-- WHAT THE TASK REQUIRES --
Can you output, word for word, the lines between the one holding "Give me the matplotlib source for this chart." and the one holding "import matplotlib.pyplot as plt", inclusive, leaving out any pictures?

Plotting code records

/---

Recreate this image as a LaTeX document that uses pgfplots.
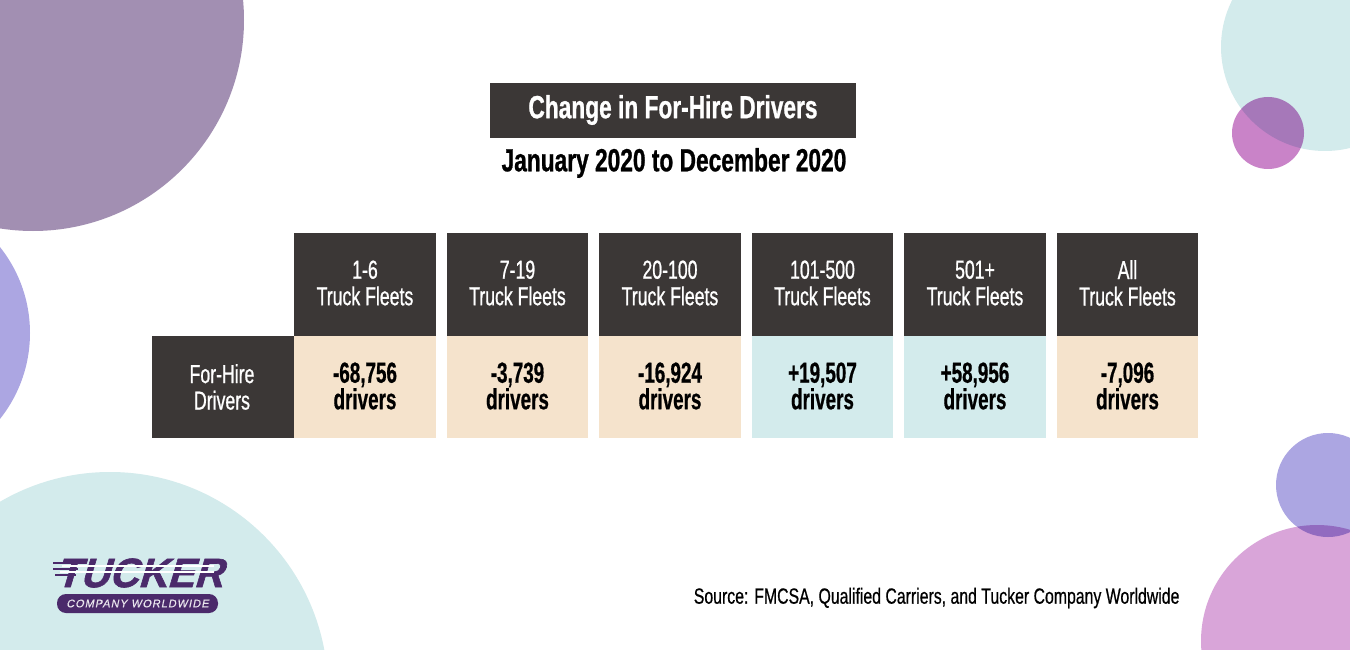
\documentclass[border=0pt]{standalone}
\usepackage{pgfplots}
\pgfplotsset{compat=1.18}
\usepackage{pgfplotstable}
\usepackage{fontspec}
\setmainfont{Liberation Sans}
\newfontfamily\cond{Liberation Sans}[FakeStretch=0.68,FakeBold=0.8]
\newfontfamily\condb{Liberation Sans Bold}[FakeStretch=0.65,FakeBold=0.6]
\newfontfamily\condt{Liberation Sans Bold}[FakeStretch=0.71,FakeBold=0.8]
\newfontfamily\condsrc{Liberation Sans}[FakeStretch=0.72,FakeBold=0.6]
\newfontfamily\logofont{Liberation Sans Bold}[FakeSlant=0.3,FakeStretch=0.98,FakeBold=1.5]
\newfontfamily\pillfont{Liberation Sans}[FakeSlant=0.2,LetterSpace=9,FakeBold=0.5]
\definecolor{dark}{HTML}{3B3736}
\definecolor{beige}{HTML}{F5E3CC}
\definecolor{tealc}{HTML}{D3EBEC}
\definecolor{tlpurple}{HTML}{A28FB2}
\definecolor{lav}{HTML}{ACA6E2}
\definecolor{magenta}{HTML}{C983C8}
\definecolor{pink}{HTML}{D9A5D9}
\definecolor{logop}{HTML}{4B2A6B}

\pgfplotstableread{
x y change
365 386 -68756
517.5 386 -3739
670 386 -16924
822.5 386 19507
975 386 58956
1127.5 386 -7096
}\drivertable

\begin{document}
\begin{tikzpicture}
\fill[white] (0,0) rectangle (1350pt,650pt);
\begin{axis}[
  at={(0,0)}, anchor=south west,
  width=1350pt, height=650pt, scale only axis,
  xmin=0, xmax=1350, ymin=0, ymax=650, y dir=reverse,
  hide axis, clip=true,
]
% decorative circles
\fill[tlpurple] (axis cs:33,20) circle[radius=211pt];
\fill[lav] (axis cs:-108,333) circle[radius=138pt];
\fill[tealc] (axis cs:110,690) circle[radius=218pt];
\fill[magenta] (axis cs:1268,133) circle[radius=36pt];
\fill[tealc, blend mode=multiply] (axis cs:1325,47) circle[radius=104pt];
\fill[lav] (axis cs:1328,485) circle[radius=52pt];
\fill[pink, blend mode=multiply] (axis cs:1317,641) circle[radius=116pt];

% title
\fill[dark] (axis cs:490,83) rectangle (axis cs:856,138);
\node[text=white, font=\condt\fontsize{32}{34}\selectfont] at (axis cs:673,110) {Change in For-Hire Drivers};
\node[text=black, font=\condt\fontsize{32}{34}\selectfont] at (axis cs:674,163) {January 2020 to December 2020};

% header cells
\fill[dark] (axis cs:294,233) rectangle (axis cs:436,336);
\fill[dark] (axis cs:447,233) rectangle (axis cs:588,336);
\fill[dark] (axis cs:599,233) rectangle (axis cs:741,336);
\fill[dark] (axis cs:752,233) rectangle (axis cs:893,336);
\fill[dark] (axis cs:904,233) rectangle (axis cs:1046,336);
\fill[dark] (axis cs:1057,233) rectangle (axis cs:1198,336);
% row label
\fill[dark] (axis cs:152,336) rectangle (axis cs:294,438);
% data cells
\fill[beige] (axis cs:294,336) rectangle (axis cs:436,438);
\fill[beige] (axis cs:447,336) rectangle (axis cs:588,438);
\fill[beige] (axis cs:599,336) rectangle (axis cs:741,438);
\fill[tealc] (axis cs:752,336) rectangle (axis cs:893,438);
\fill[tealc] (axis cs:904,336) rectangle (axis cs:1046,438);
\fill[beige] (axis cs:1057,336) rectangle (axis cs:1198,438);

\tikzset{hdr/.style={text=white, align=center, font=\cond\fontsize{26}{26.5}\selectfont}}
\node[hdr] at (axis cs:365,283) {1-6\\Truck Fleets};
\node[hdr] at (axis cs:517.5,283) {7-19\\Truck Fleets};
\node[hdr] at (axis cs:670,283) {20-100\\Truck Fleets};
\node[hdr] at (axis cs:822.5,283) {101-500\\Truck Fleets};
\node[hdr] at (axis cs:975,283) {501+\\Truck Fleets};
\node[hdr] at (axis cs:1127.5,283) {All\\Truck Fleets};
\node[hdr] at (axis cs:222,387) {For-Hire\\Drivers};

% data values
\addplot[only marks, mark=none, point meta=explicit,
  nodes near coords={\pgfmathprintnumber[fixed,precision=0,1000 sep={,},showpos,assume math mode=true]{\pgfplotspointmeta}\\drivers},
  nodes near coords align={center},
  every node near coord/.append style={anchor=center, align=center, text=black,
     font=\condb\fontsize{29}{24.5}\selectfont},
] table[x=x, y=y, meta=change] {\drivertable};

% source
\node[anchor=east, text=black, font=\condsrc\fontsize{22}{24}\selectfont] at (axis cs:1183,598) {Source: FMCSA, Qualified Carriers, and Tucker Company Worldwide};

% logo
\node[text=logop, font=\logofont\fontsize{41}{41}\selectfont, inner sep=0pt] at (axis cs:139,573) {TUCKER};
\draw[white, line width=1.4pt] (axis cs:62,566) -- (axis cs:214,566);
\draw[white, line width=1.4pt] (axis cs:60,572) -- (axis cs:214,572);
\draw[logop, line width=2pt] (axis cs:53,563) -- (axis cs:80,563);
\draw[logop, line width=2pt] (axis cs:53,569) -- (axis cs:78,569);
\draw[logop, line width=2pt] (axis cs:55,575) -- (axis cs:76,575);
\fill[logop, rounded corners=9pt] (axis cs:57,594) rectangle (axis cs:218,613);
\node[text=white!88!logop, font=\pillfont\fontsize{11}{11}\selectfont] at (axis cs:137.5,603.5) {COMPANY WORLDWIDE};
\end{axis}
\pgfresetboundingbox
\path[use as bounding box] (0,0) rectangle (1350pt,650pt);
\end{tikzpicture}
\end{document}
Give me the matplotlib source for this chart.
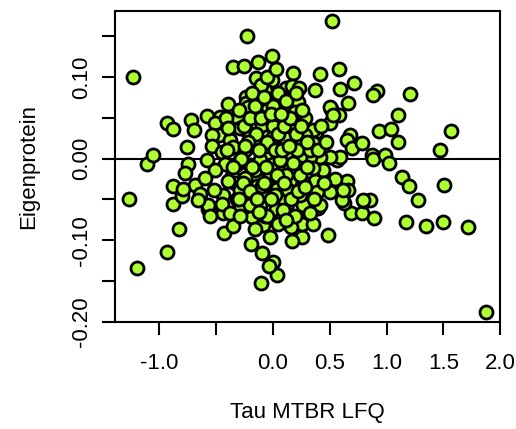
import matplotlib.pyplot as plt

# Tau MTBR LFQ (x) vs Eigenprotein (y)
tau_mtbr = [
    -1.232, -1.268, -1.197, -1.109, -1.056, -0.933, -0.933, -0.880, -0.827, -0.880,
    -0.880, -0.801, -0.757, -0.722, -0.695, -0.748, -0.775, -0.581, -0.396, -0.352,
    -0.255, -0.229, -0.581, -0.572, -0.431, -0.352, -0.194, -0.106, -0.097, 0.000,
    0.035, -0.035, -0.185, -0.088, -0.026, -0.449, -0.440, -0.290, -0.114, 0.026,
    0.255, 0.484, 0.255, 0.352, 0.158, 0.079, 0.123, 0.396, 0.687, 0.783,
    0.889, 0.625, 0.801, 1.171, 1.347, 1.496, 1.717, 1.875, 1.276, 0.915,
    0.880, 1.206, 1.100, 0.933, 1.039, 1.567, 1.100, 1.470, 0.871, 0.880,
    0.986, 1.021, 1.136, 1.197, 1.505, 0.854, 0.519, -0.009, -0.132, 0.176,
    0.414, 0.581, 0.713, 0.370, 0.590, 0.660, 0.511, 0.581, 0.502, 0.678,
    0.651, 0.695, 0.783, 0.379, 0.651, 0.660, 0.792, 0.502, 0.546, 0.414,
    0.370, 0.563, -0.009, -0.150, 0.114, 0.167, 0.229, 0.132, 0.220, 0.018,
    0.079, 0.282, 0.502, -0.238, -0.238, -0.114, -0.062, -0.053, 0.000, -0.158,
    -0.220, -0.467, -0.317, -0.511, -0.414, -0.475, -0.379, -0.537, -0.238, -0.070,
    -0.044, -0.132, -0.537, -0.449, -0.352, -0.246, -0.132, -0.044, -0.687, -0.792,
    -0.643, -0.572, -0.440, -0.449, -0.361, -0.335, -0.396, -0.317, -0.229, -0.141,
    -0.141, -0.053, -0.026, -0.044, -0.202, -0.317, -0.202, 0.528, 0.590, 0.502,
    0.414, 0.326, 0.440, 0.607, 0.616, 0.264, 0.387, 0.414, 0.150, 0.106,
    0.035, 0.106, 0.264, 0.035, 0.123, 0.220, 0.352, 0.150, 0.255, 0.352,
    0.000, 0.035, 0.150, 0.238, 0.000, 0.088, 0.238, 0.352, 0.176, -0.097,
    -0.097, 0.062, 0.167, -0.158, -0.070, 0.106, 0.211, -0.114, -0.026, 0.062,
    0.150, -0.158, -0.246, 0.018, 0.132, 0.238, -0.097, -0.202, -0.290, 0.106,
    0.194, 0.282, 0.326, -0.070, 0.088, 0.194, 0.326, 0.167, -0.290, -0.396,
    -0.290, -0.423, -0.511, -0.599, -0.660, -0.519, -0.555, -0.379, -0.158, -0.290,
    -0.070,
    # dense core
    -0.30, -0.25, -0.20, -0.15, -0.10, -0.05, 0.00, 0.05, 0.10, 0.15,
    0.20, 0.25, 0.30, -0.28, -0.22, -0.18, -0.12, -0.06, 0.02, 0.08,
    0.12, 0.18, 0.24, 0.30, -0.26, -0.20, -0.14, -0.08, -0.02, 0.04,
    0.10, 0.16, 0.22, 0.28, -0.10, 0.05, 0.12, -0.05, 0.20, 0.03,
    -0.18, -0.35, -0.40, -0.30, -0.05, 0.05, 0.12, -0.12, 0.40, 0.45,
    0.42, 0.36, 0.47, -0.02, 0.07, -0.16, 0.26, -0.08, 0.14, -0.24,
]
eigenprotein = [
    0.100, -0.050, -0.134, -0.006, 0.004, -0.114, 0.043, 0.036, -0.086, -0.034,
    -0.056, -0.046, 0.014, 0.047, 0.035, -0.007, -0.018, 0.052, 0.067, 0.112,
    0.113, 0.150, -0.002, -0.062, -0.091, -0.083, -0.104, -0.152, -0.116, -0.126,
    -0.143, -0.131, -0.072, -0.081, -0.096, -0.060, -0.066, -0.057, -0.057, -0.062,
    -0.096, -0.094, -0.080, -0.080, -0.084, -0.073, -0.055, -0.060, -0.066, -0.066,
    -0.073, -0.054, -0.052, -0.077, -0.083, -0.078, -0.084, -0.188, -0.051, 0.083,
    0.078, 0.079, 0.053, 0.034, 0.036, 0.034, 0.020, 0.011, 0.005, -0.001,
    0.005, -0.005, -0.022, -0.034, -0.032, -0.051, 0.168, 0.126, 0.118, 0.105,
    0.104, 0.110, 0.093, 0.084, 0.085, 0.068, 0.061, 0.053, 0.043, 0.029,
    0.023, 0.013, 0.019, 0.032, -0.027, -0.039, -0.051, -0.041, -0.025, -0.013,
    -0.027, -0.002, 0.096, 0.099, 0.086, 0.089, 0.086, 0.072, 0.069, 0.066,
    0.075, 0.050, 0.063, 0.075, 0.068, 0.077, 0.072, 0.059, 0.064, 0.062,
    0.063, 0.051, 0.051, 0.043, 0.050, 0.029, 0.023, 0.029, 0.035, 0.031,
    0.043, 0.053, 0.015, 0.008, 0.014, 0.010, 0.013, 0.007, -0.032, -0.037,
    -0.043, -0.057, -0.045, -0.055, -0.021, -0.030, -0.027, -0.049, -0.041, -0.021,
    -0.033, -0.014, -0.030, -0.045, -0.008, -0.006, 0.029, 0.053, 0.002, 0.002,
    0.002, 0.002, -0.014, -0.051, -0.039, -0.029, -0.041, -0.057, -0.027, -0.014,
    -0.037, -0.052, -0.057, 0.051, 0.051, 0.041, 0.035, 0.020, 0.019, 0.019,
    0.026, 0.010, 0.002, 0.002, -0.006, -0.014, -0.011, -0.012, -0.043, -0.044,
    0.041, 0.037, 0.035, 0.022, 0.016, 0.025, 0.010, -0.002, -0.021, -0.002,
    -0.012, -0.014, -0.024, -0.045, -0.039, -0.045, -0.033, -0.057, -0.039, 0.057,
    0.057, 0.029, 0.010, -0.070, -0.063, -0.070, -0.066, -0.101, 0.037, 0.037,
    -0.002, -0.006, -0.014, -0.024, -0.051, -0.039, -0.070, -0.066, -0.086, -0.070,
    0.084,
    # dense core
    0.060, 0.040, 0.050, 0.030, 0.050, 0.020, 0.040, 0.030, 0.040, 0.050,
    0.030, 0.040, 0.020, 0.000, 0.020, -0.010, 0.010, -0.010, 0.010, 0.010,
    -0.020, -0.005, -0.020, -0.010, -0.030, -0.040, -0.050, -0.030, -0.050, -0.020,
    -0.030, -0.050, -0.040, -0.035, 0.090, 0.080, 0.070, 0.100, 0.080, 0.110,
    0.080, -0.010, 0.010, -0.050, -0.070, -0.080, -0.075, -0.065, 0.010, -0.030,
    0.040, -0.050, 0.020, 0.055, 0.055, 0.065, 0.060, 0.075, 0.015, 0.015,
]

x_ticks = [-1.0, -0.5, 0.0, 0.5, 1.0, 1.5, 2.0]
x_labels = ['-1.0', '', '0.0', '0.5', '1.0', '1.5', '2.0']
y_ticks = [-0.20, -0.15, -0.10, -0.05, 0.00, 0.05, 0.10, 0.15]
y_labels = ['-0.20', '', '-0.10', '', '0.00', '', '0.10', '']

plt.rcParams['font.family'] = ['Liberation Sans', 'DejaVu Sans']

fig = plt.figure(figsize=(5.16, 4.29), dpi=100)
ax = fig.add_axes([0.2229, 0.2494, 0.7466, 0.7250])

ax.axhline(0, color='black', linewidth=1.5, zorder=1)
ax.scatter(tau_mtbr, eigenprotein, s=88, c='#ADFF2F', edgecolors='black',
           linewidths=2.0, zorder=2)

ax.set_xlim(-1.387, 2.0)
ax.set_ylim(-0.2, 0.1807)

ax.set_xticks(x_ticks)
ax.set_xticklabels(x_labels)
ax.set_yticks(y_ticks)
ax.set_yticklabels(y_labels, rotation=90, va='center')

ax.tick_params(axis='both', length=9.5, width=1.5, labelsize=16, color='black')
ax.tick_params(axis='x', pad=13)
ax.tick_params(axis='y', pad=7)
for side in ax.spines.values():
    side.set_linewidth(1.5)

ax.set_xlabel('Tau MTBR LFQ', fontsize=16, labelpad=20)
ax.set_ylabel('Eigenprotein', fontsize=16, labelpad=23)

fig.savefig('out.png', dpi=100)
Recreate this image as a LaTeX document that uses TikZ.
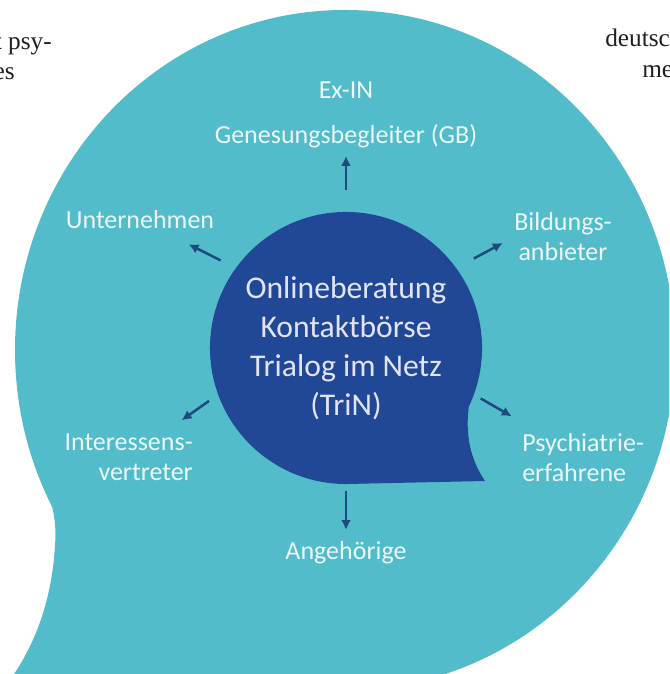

\---

-- OUTPUT FOR THIS TASK --
Give me the matplotlib source for this chart.
import matplotlib.pyplot as plt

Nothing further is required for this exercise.